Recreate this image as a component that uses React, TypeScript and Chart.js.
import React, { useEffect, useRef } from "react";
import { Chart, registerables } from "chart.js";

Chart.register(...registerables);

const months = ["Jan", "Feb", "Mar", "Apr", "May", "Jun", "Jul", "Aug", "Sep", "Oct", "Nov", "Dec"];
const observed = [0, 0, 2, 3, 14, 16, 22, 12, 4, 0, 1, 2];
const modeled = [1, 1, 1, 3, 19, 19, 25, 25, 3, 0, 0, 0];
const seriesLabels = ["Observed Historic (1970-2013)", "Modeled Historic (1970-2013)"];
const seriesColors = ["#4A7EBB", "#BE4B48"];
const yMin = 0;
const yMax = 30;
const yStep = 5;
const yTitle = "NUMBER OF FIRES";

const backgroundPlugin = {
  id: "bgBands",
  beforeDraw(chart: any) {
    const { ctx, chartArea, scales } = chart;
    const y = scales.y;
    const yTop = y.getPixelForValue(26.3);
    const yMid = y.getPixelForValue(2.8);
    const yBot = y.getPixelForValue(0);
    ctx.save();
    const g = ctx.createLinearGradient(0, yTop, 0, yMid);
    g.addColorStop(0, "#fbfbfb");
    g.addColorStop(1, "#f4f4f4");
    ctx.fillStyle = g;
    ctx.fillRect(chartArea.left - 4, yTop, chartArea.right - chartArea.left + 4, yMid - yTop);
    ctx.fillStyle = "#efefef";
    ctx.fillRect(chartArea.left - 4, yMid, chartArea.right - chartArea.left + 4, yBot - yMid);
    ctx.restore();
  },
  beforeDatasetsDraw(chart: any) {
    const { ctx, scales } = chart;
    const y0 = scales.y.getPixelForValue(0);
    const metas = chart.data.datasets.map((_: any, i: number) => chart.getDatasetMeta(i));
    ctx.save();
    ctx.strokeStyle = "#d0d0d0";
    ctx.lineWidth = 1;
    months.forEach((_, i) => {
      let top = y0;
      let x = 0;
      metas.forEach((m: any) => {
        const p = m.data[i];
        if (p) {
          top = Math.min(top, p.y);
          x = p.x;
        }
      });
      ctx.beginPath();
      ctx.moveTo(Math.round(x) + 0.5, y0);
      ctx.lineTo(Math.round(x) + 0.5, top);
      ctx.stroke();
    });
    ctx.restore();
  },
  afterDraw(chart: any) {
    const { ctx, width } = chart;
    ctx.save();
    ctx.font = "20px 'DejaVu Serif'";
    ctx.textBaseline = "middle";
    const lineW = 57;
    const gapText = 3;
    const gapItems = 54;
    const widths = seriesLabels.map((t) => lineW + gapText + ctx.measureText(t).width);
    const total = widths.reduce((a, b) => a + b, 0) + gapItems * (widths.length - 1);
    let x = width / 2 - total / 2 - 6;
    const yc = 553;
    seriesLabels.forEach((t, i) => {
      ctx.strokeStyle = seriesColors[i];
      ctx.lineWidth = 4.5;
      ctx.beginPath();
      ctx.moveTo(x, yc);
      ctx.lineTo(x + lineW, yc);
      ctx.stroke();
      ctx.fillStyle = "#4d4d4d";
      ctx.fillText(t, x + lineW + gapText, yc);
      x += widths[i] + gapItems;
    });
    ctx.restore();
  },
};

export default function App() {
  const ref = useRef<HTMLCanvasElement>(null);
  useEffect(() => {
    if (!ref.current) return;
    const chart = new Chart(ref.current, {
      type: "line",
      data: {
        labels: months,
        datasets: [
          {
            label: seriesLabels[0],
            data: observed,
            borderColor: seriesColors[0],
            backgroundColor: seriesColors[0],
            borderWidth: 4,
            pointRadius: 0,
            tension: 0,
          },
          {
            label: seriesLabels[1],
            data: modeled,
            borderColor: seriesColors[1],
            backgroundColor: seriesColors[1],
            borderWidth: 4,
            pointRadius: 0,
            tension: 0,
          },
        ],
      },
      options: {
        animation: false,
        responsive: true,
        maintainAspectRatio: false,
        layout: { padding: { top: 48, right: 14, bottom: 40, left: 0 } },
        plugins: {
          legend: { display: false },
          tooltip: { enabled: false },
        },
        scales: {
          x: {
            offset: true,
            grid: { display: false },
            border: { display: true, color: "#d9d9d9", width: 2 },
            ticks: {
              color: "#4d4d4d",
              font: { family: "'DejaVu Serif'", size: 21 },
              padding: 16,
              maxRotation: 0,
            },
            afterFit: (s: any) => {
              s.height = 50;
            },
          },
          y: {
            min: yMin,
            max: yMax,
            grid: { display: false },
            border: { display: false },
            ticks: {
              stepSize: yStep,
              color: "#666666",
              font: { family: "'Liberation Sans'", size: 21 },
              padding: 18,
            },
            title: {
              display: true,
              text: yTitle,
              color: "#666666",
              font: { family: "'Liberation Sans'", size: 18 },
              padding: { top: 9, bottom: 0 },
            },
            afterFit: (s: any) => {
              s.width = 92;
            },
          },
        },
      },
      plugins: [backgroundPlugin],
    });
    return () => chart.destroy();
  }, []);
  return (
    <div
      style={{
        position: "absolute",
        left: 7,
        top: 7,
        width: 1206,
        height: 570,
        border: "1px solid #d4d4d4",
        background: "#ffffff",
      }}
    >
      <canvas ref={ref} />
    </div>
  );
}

▶ _Goal_:
Can you reproduce all the material exactly?

▶ _Answer_:
Recreate this image as a component that uses React, TypeScript and Chart.js.
import React, { useEffect, useRef } from "react";
import { Chart, registerables } from "chart.js";

Chart.register(...registerables);

const months = ["Jan", "Feb", "Mar", "Apr", "May", "Jun", "Jul", "Aug", "Sep", "Oct", "Nov", "Dec"];
const observed = [0, 0, 2, 3, 14, 16, 22, 12, 4, 0, 1, 2];
const modeled = [1, 1, 1, 3, 19, 19, 25, 25, 3, 0, 0, 0];
const seriesLabels = ["Observed Historic (1970-2013)", "Modeled Historic (1970-2013)"];
const seriesColors = ["#4A7EBB", "#BE4B48"];
const yMin = 0;
const yMax = 30;
const yStep = 5;
const yTitle = "NUMBER OF FIRES";

const backgroundPlugin = {
  id: "bgBands",
  beforeDraw(chart: any) {
    const { ctx, chartArea, scales } = chart;
    const y = scales.y;
    const yTop = y.getPixelForValue(26.3);
    const yMid = y.getPixelForValue(2.8);
    const yBot = y.getPixelForValue(0);
    ctx.save();
    const g = ctx.createLinearGradient(0, yTop, 0, yMid);
    g.addColorStop(0, "#fbfbfb");
    g.addColorStop(1, "#f4f4f4");
    ctx.fillStyle = g;
    ctx.fillRect(chartArea.left - 4, yTop, chartArea.right - chartArea.left + 4, yMid - yTop);
    ctx.fillStyle = "#efefef";
    ctx.fillRect(chartArea.left - 4, yMid, chartArea.right - chartArea.left + 4, yBot - yMid);
    ctx.restore();
  },
  beforeDatasetsDraw(chart: any) {
    const { ctx, scales } = chart;
    const y0 = scales.y.getPixelForValue(0);
    const metas = chart.data.datasets.map((_: any, i: number) => chart.getDatasetMeta(i));
    ctx.save();
    ctx.strokeStyle = "#d0d0d0";
    ctx.lineWidth = 1;
    months.forEach((_, i) => {
      let top = y0;
      let x = 0;
      metas.forEach((m: any) => {
        const p = m.data[i];
        if (p) {
          top = Math.min(top, p.y);
          x = p.x;
        }
      });
      ctx.beginPath();
      ctx.moveTo(Math.round(x) + 0.5, y0);
      ctx.lineTo(Math.round(x) + 0.5, top);
      ctx.stroke();
    });
    ctx.restore();
  },
  afterDraw(chart: any) {
    const { ctx, width } = chart;
    ctx.save();
    ctx.font = "20px 'DejaVu Serif'";
    ctx.textBaseline = "middle";
    const lineW = 57;
    const gapText = 3;
    const gapItems = 54;
    const widths = seriesLabels.map((t) => lineW + gapText + ctx.measureText(t).width);
    const total = widths.reduce((a, b) => a + b, 0) + gapItems * (widths.length - 1);
    let x = width / 2 - total / 2 - 6;
    const yc = 553;
    seriesLabels.forEach((t, i) => {
      ctx.strokeStyle = seriesColors[i];
      ctx.lineWidth = 4.5;
      ctx.beginPath();
      ctx.moveTo(x, yc);
      ctx.lineTo(x + lineW, yc);
      ctx.stroke();
      ctx.fillStyle = "#4d4d4d";
      ctx.fillText(t, x + lineW + gapText, yc);
      x += widths[i] + gapItems;
    });
    ctx.restore();
  },
};

export default function App() {
  const ref = useRef<HTMLCanvasElement>(null);
  useEffect(() => {
    if (!ref.current) return;
    const chart = new Chart(ref.current, {
      type: "line",
      data: {
        labels: months,
        datasets: [
          {
            label: seriesLabels[0],
            data: observed,
            borderColor: seriesColors[0],
            backgroundColor: seriesColors[0],
            borderWidth: 4,
            pointRadius: 0,
            tension: 0,
          },
          {
            label: seriesLabels[1],
            data: modeled,
            borderColor: seriesColors[1],
            backgroundColor: seriesColors[1],
            borderWidth: 4,
            pointRadius: 0,
            tension: 0,
          },
        ],
      },
      options: {
        animation: false,
        responsive: true,
        maintainAspectRatio: false,
        layout: { padding: { top: 48, right: 14, bottom: 40, left: 0 } },
        plugins: {
          legend: { display: false },
          tooltip: { enabled: false },
        },
        scales: {
          x: {
            offset: true,
            grid: { display: false },
            border: { display: true, color: "#d9d9d9", width: 2 },
            ticks: {
              color: "#4d4d4d",
              font: { family: "'DejaVu Serif'", size: 21 },
              padding: 16,
              maxRotation: 0,
            },
            afterFit: (s: any) => {
              s.height = 50;
            },
          },
          y: {
            min: yMin,
            max: yMax,
            grid: { display: false },
            border: { display: false },
            ticks: {
              stepSize: yStep,
              color: "#666666",
              font: { family: "'Liberation Sans'", size: 21 },
              padding: 18,
            },
            title: {
              display: true,
              text: yTitle,
              color: "#666666",
              font: { family: "'Liberation Sans'", size: 18 },
              padding: { top: 9, bottom: 0 },
            },
            afterFit: (s: any) => {
              s.width = 92;
            },
          },
        },
      },
      plugins: [backgroundPlugin],
    });
    return () => chart.destroy();
  }, []);
  return (
    <div
      style={{
        position: "absolute",
        left: 7,
        top: 7,
        width: 1206,
        height: 570,
        border: "1px solid #d4d4d4",
        background: "#ffffff",
      }}
    >
      <canvas ref={ref} />
    </div>
  );
}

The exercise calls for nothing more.